The Court of Chancery has denied the defendants' motions to dismiss similar breach of fiduciary duty claims in several other actions involving SPACs since In re Multiplan. These decisions continue to demonstrate the significant challenges that defendants face—namely, being able to show at the pleading stage that plaintiffs' breach of fiduciary duty claims are derivative rather than direct, and are contract claims rather than fiduciary claims. In addition, due to the way SPACs are created, in many cases the de-SPAC transaction will be viewed by the court as conflicted, thus raising the standard for analysis to entire fairness, which eliminates the opportunity for defendants to prevail on a motion to dismiss.
Other Potential Challenges
As noted above, in addition to class action lawsuits, these suits often are accompanied by derivative litigation and demands in both federal and state courts, and often occur in multiple jurisdictions.
If the above-noted litigation did not present enough legal issues to consider, the U.S. Securities and Exchange Commission (SEC) proposed rules to enhance disclosure and investor protection in IPOs by SPACs and de-SPAC transactions in March 2022, and has been very active in investigating and bringing enforcement actions against SPACs and their officers and directors when there are disclosures and other violations of the federal securities laws.

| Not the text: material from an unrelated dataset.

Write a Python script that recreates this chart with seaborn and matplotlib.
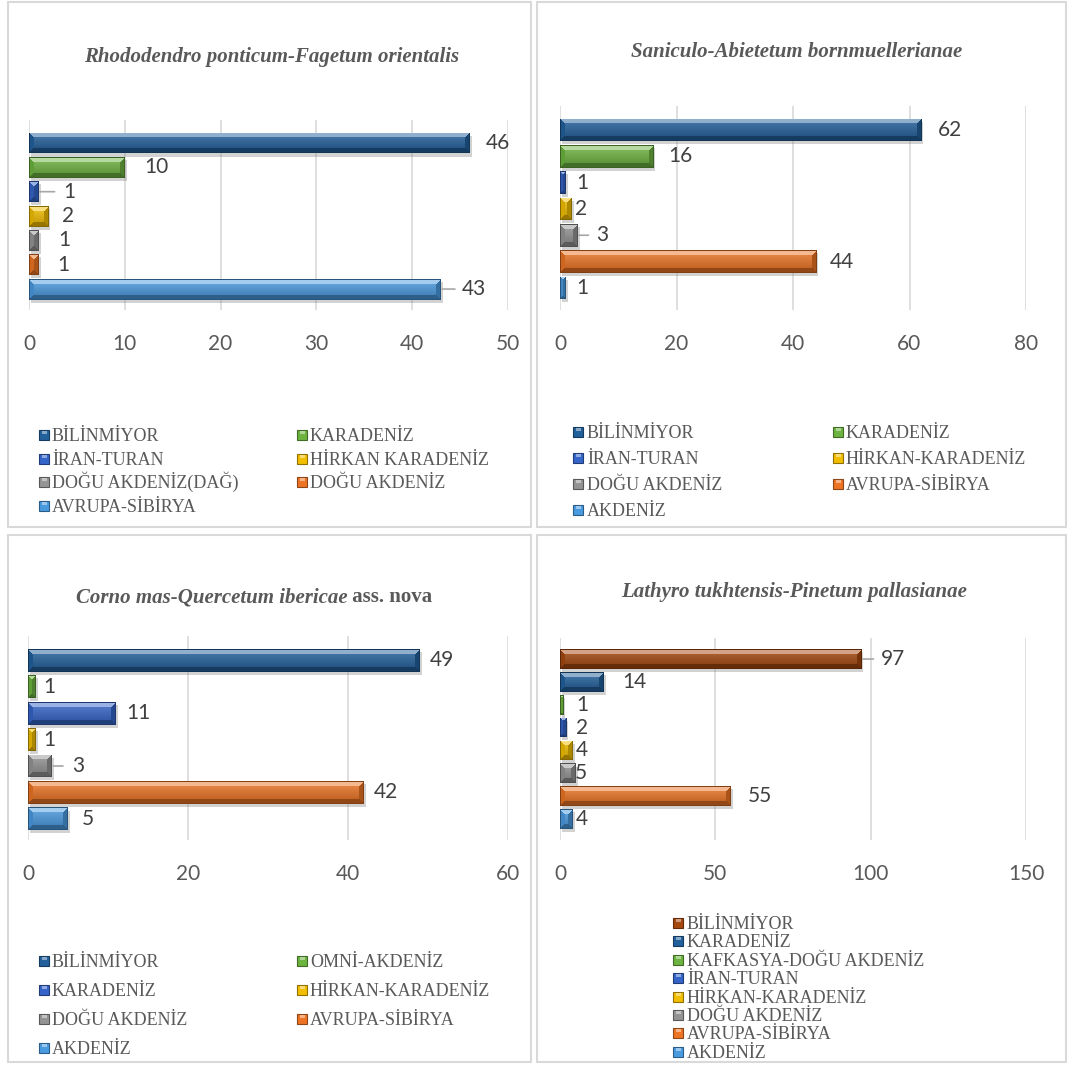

SPAC-related litigation can also create challenges on the insurance front, such as determining which D&O insurance policies apply to different groups of the defendants and their alleged conduct at different points in the SPAC and de-SPAC transactions. As a result, disputes may arise between various carriers and insurance towers that may be challenging to resolve.
In light of the legal issues that exist surrounding SPAC and de-SPAC transactions, SPAC participants should be well-informed of the potential challenges and risks that often follow SPAC transactions and be sure to engage counsel that is knowledgeable and experienced in this area.